DATA SHOWN:
──────────

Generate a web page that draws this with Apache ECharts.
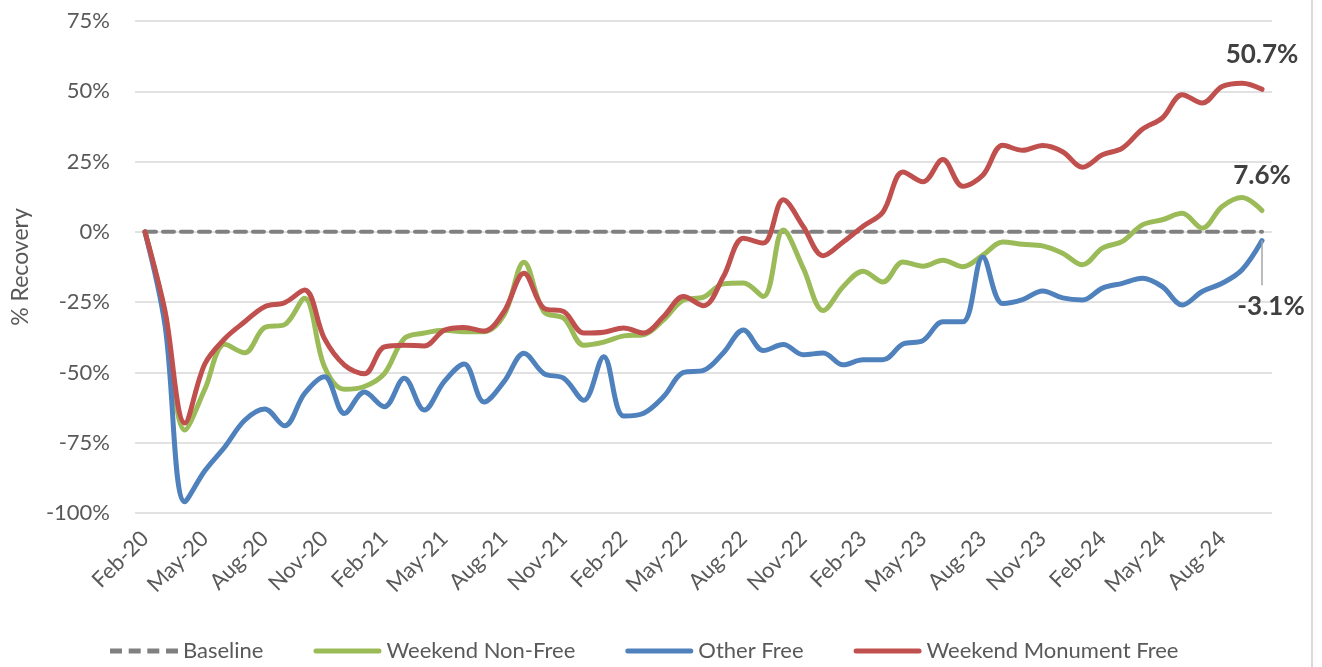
<!DOCTYPE html>
<html>
<head>
<meta charset="utf-8">
<title>% Recovery</title>
<script src="https://cdn.jsdelivr.net/npm/echarts@6/dist/echarts.min.js"></script>
<style>
  html, body { margin: 0; padding: 0; background: #fff; }
  #chart { width: 1322px; height: 667px; }
</style>
</head>
<body>
<div id="chart"></div>
<script>
// months, Feb-20 .. Oct-24
const months = [
  'Feb-20', 'Mar-20', 'Apr-20', 'May-20', 'Jun-20', 'Jul-20', 'Aug-20', 'Sep-20', 'Oct-20', 'Nov-20', 'Dec-20', 'Jan-21',
  'Feb-21', 'Mar-21', 'Apr-21', 'May-21', 'Jun-21', 'Jul-21', 'Aug-21', 'Sep-21', 'Oct-21', 'Nov-21', 'Dec-21', 'Jan-22',
  'Feb-22', 'Mar-22', 'Apr-22', 'May-22', 'Jun-22', 'Jul-22', 'Aug-22', 'Sep-22', 'Oct-22', 'Nov-22', 'Dec-22', 'Jan-23',
  'Feb-23', 'Mar-23', 'Apr-23', 'May-23', 'Jun-23', 'Jul-23', 'Aug-23', 'Sep-23', 'Oct-23', 'Nov-23', 'Dec-23', 'Jan-24',
  'Feb-24', 'Mar-24', 'Apr-24', 'May-24', 'Jun-24', 'Jul-24', 'Aug-24', 'Sep-24', 'Oct-24'
]

const baseline = months.map(() => 0)

const weekendNonFree = [
  0, -29, -70.5, -56, -40, -43, -34, -33, -23.6, -48, -56, -55,
  -50.4, -37.9, -36, -35, -35.5, -35.5, -29.6, -10.8, -28.4, -30.8, -40.3, -39.2,
  -37, -36.6, -31.3, -24.2, -23.2, -18.5, -18.2, -23, 0.7, -12.9, -28, -19.5,
  -14, -17.8, -10.7, -12.2, -10.1, -12.4, -8.3, -3.6, -4.4, -5, -7.6, -11.7,
  -5.8, -3.4, 2.5, 4.3, 6.6, 1.3, 9, 12.2, 7.6
]

const otherFree = [
  0, -33, -96, -85, -76.5, -67, -63, -69, -57.5, -51.5, -64.6, -57,
  -62.2, -52.1, -63.4, -53.3, -47, -60.5, -53.3, -43.2, -50.4, -52.1, -59.9, -44.4,
  -65.5, -64.5, -58.6, -50, -49.3, -43, -34.9, -42.2, -40.1, -43.7, -43.1, -47.3,
  -45.5, -45.5, -39.9, -38.7, -32, -32, -8.9, -25.5, -24.1, -21, -23.5, -24.2,
  -20, -18.3, -16.5, -19.5, -26, -21.2, -18.3, -13.5, -3.1
]

const weekendMonumentFree = [
  0, -28, -68, -47, -38, -32, -26.6, -25.2, -20.7, -38, -47.4, -50.5,
  -40.9, -40.3, -40.6, -35, -34, -35.3, -28.4, -14.7, -27.2, -28.4, -36, -35.7,
  -34.2, -36, -30.1, -23, -26.3, -15.9, -2.3, -4, 11.4, 1.9, -8.5, -3.6,
  2, 7.1, 21.3, 17.8, 25.7, 16.2, 20.1, 30.8, 29, 30.7, 28.5, 23,
  27.4, 29.8, 36.5, 40.5, 48.8, 45.8, 51.7, 52.9, 50.7
]

// leader line under the -3.1% label: from the last point down to the label
const leaderEnd = [56.45, -19]

const yTicks = { min: -100, max: 75, step: 25 }

const FONT = 'Lato, "Liberation Sans", sans-serif'

// legend icons: a solid bar and a four-dash bar
const ICON_SOLID = 'path://M2.5,0H65.5A2.5,2.5,0,0,1,65.5,5H2.5A2.5,2.5,0,0,1,2.5,0Z'
const ICON_DASH = 'path://M0,0H12V5H0Z M18.7,0H30.7V5H18.7Z M37.3,0H49.3V5H37.3Z M56,0H68V5H56Z'

// put a bold value label on the last point only
function lastLabel(arr, label) {
  return arr.map((v, i) => i === arr.length - 1 ? { value: v, label: label } : v)
}

const endLabelStyle = {
  show: true,
  fontFamily: FONT,
  fontSize: 26,
  fontWeight: 'bold',
  color: '#404040',
  formatter: p => p.value.toFixed(1) + '%'
}

function lineSeries(name, data, color, extra) {
  return Object.assign({
    name: name,
    type: 'line',
    data: data,
    symbol: 'circle',
    symbolSize: 0,
    showSymbol: true,
    showAllSymbol: true,
    smooth: 0.35,
    lineStyle: { color: color, width: 5, cap: 'round', join: 'round' },
    itemStyle: { color: color }
  }, extra || {})
}

const chart = echarts.init(document.getElementById('chart'))

chart.setOption({
  animation: false,
  textStyle: { fontFamily: FONT },
  grid: { left: 135, right: 50, top: 21, bottom: 154 },
  legend: {
    left: 105,
    top: 635,
    itemWidth: 68,
    itemHeight: 5,
    itemGap: 50,
    symbolKeepAspect: false,
    textStyle: { fontFamily: FONT, fontSize: 22, color: '#595959' },
    data: [
      { name: 'Baseline', icon: ICON_DASH, itemStyle: { color: '#808080' } },
      { name: 'Weekend Non-Free', icon: ICON_SOLID, itemStyle: { color: '#9bbb59' } },
      { name: 'Other Free', icon: ICON_SOLID, itemStyle: { color: '#4f81bd' } },
      { name: 'Weekend Monument Free', icon: ICON_SOLID, itemStyle: { color: '#c0504d' } }
    ]
  },
  xAxis: {
    type: 'category',
    data: months,
    boundaryGap: true,
    axisLine: { show: false },
    axisTick: { show: false },
    axisLabel: {
      interval: 2,
      rotate: 45,
      margin: 22,
      fontSize: 22,
      color: '#595959',
      fontFamily: FONT
    }
  },
  yAxis: {
    type: 'value',
    min: yTicks.min,
    max: yTicks.max,
    interval: yTicks.step,
    name: '% Recovery',
    nameLocation: 'middle',
    nameGap: 103,
    nameTextStyle: { fontSize: 23, color: '#595959', fontFamily: FONT },
    axisLine: { show: false },
    axisTick: { show: false },
    axisLabel: {
      formatter: '{value}%',
      margin: 25,
      fontSize: 22,
      color: '#595959',
      fontFamily: FONT
    },
    splitLine: { lineStyle: { color: '#d9d9d9', width: 1.5 } }
  },
  graphic: [{
    type: 'line',
    shape: { x1: 1312, y1: 0, x2: 1312, y2: 667 },
    style: { stroke: '#d9d9d9', lineWidth: 2 }
  }],
  series: [
    {
      name: 'Baseline',
      type: 'line',
      data: baseline,
      symbol: 'none',
      lineStyle: { color: '#808080', width: 4, type: [11, 7], cap: 'round' },
      itemStyle: { color: '#808080' }
    },
    lineSeries('Weekend Non-Free',
      lastLabel(weekendNonFree, Object.assign({ position: 'top', distance: 22 }, endLabelStyle)),
      '#9bbb59'),
    lineSeries('Other Free',
      lastLabel(otherFree, Object.assign({ position: 'bottom', distance: 5, offset: [9, 48] }, endLabelStyle)),
      '#4f81bd',
      {
        markLine: {
          silent: true,
          symbol: 'none',
          label: { show: false },
          lineStyle: { color: '#a6a6a6', width: 1.5, type: 'solid' },
          data: [[
            { coord: [otherFree.length - 1, otherFree[otherFree.length - 1]] },
            { coord: leaderEnd }
          ]]
        }
      }),
    lineSeries('Weekend Monument Free',
      lastLabel(weekendMonumentFree, Object.assign({ position: 'top', distance: 22 }, endLabelStyle)),
      '#c0504d')
  ]
})
</script>
</body>
</html>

──────────

TASK REQUIREMENTS: Copy every line of the data word for word, omitting the images.

REPLY:
Generate a web page that draws this with Apache ECharts.
<!DOCTYPE html>
<html>
<head>
<meta charset="utf-8">
<title>% Recovery</title>
<script src="https://cdn.jsdelivr.net/npm/echarts@6/dist/echarts.min.js"></script>
<style>
  html, body { margin: 0; padding: 0; background: #fff; }
  #chart { width: 1322px; height: 667px; }
</style>
</head>
<body>
<div id="chart"></div>
<script>
// months, Feb-20 .. Oct-24
const months = [
  'Feb-20', 'Mar-20', 'Apr-20', 'May-20', 'Jun-20', 'Jul-20', 'Aug-20', 'Sep-20', 'Oct-20', 'Nov-20', 'Dec-20', 'Jan-21',
  'Feb-21', 'Mar-21', 'Apr-21', 'May-21', 'Jun-21', 'Jul-21', 'Aug-21', 'Sep-21', 'Oct-21', 'Nov-21', 'Dec-21', 'Jan-22',
  'Feb-22', 'Mar-22', 'Apr-22', 'May-22', 'Jun-22', 'Jul-22', 'Aug-22', 'Sep-22', 'Oct-22', 'Nov-22', 'Dec-22', 'Jan-23',
  'Feb-23', 'Mar-23', 'Apr-23', 'May-23', 'Jun-23', 'Jul-23', 'Aug-23', 'Sep-23', 'Oct-23', 'Nov-23', 'Dec-23', 'Jan-24',
  'Feb-24', 'Mar-24', 'Apr-24', 'May-24', 'Jun-24', 'Jul-24', 'Aug-24', 'Sep-24', 'Oct-24'
]

const baseline = months.map(() => 0)

const weekendNonFree = [
  0, -29, -70.5, -56, -40, -43, -34, -33, -23.6, -48, -56, -55,
  -50.4, -37.9, -36, -35, -35.5, -35.5, -29.6, -10.8, -28.4, -30.8, -40.3, -39.2,
  -37, -36.6, -31.3, -24.2, -23.2, -18.5, -18.2, -23, 0.7, -12.9, -28, -19.5,
  -14, -17.8, -10.7, -12.2, -10.1, -12.4, -8.3, -3.6, -4.4, -5, -7.6, -11.7,
  -5.8, -3.4, 2.5, 4.3, 6.6, 1.3, 9, 12.2, 7.6
]

const otherFree = [
  0, -33, -96, -85, -76.5, -67, -63, -69, -57.5, -51.5, -64.6, -57,
  -62.2, -52.1, -63.4, -53.3, -47, -60.5, -53.3, -43.2, -50.4, -52.1, -59.9, -44.4,
  -65.5, -64.5, -58.6, -50, -49.3, -43, -34.9, -42.2, -40.1, -43.7, -43.1, -47.3,
  -45.5, -45.5, -39.9, -38.7, -32, -32, -8.9, -25.5, -24.1, -21, -23.5, -24.2,
  -20, -18.3, -16.5, -19.5, -26, -21.2, -18.3, -13.5, -3.1
]

const weekendMonumentFree = [
  0, -28, -68, -47, -38, -32, -26.6, -25.2, -20.7, -38, -47.4, -50.5,
  -40.9, -40.3, -40.6, -35, -34, -35.3, -28.4, -14.7, -27.2, -28.4, -36, -35.7,
  -34.2, -36, -30.1, -23, -26.3, -15.9, -2.3, -4, 11.4, 1.9, -8.5, -3.6,
  2, 7.1, 21.3, 17.8, 25.7, 16.2, 20.1, 30.8, 29, 30.7, 28.5, 23,
  27.4, 29.8, 36.5, 40.5, 48.8, 45.8, 51.7, 52.9, 50.7
]

// leader line under the -3.1% label: from the last point down to the label
const leaderEnd = [56.45, -19]

const yTicks = { min: -100, max: 75, step: 25 }

const FONT = 'Lato, "Liberation Sans", sans-serif'

// legend icons: a solid bar and a four-dash bar
const ICON_SOLID = 'path://M2.5,0H65.5A2.5,2.5,0,0,1,65.5,5H2.5A2.5,2.5,0,0,1,2.5,0Z'
const ICON_DASH = 'path://M0,0H12V5H0Z M18.7,0H30.7V5H18.7Z M37.3,0H49.3V5H37.3Z M56,0H68V5H56Z'

// put a bold value label on the last point only
function lastLabel(arr, label) {
  return arr.map((v, i) => i === arr.length - 1 ? { value: v, label: label } : v)
}

const endLabelStyle = {
  show: true,
  fontFamily: FONT,
  fontSize: 26,
  fontWeight: 'bold',
  color: '#404040',
  formatter: p => p.value.toFixed(1) + '%'
}

function lineSeries(name, data, color, extra) {
  return Object.assign({
    name: name,
    type: 'line',
    data: data,
    symbol: 'circle',
    symbolSize: 0,
    showSymbol: true,
    showAllSymbol: true,
    smooth: 0.35,
    lineStyle: { color: color, width: 5, cap: 'round', join: 'round' },
    itemStyle: { color: color }
  }, extra || {})
}

const chart = echarts.init(document.getElementById('chart'))

chart.setOption({
  animation: false,
  textStyle: { fontFamily: FONT },
  grid: { left: 135, right: 50, top: 21, bottom: 154 },
  legend: {
    left: 105,
    top: 635,
    itemWidth: 68,
    itemHeight: 5,
    itemGap: 50,
    symbolKeepAspect: false,
    textStyle: { fontFamily: FONT, fontSize: 22, color: '#595959' },
    data: [
      { name: 'Baseline', icon: ICON_DASH, itemStyle: { color: '#808080' } },
      { name: 'Weekend Non-Free', icon: ICON_SOLID, itemStyle: { color: '#9bbb59' } },
      { name: 'Other Free', icon: ICON_SOLID, itemStyle: { color: '#4f81bd' } },
      { name: 'Weekend Monument Free', icon: ICON_SOLID, itemStyle: { color: '#c0504d' } }
    ]
  },
  xAxis: {
    type: 'category',
    data: months,
    boundaryGap: true,
    axisLine: { show: false },
    axisTick: { show: false },
    axisLabel: {
      interval: 2,
      rotate: 45,
      margin: 22,
      fontSize: 22,
      color: '#595959',
      fontFamily: FONT
    }
  },
  yAxis: {
    type: 'value',
    min: yTicks.min,
    max: yTicks.max,
    interval: yTicks.step,
    name: '% Recovery',
    nameLocation: 'middle',
    nameGap: 103,
    nameTextStyle: { fontSize: 23, color: '#595959', fontFamily: FONT },
    axisLine: { show: false },
    axisTick: { show: false },
    axisLabel: {
      formatter: '{value}%',
      margin: 25,
      fontSize: 22,
      color: '#595959',
      fontFamily: FONT
    },
    splitLine: { lineStyle: { color: '#d9d9d9', width: 1.5 } }
  },
  graphic: [{
    type: 'line',
    shape: { x1: 1312, y1: 0, x2: 1312, y2: 667 },
    style: { stroke: '#d9d9d9', lineWidth: 2 }
  }],
  series: [
    {
      name: 'Baseline',
      type: 'line',
      data: baseline,
      symbol: 'none',
      lineStyle: { color: '#808080', width: 4, type: [11, 7], cap: 'round' },
      itemStyle: { color: '#808080' }
    },
    lineSeries('Weekend Non-Free',
      lastLabel(weekendNonFree, Object.assign({ position: 'top', distance: 22 }, endLabelStyle)),
      '#9bbb59'),
    lineSeries('Other Free',
      lastLabel(otherFree, Object.assign({ position: 'bottom', distance: 5, offset: [9, 48] }, endLabelStyle)),
      '#4f81bd',
      {
        markLine: {
          silent: true,
          symbol: 'none',
          label: { show: false },
          lineStyle: { color: '#a6a6a6', width: 1.5, type: 'solid' },
          data: [[
            { coord: [otherFree.length - 1, otherFree[otherFree.length - 1]] },
            { coord: leaderEnd }
          ]]
        }
      }),
    lineSeries('Weekend Monument Free',
      lastLabel(weekendMonumentFree, Object.assign({ position: 'top', distance: 22 }, endLabelStyle)),
      '#c0504d')
  ]
})
</script>
</body>
</html>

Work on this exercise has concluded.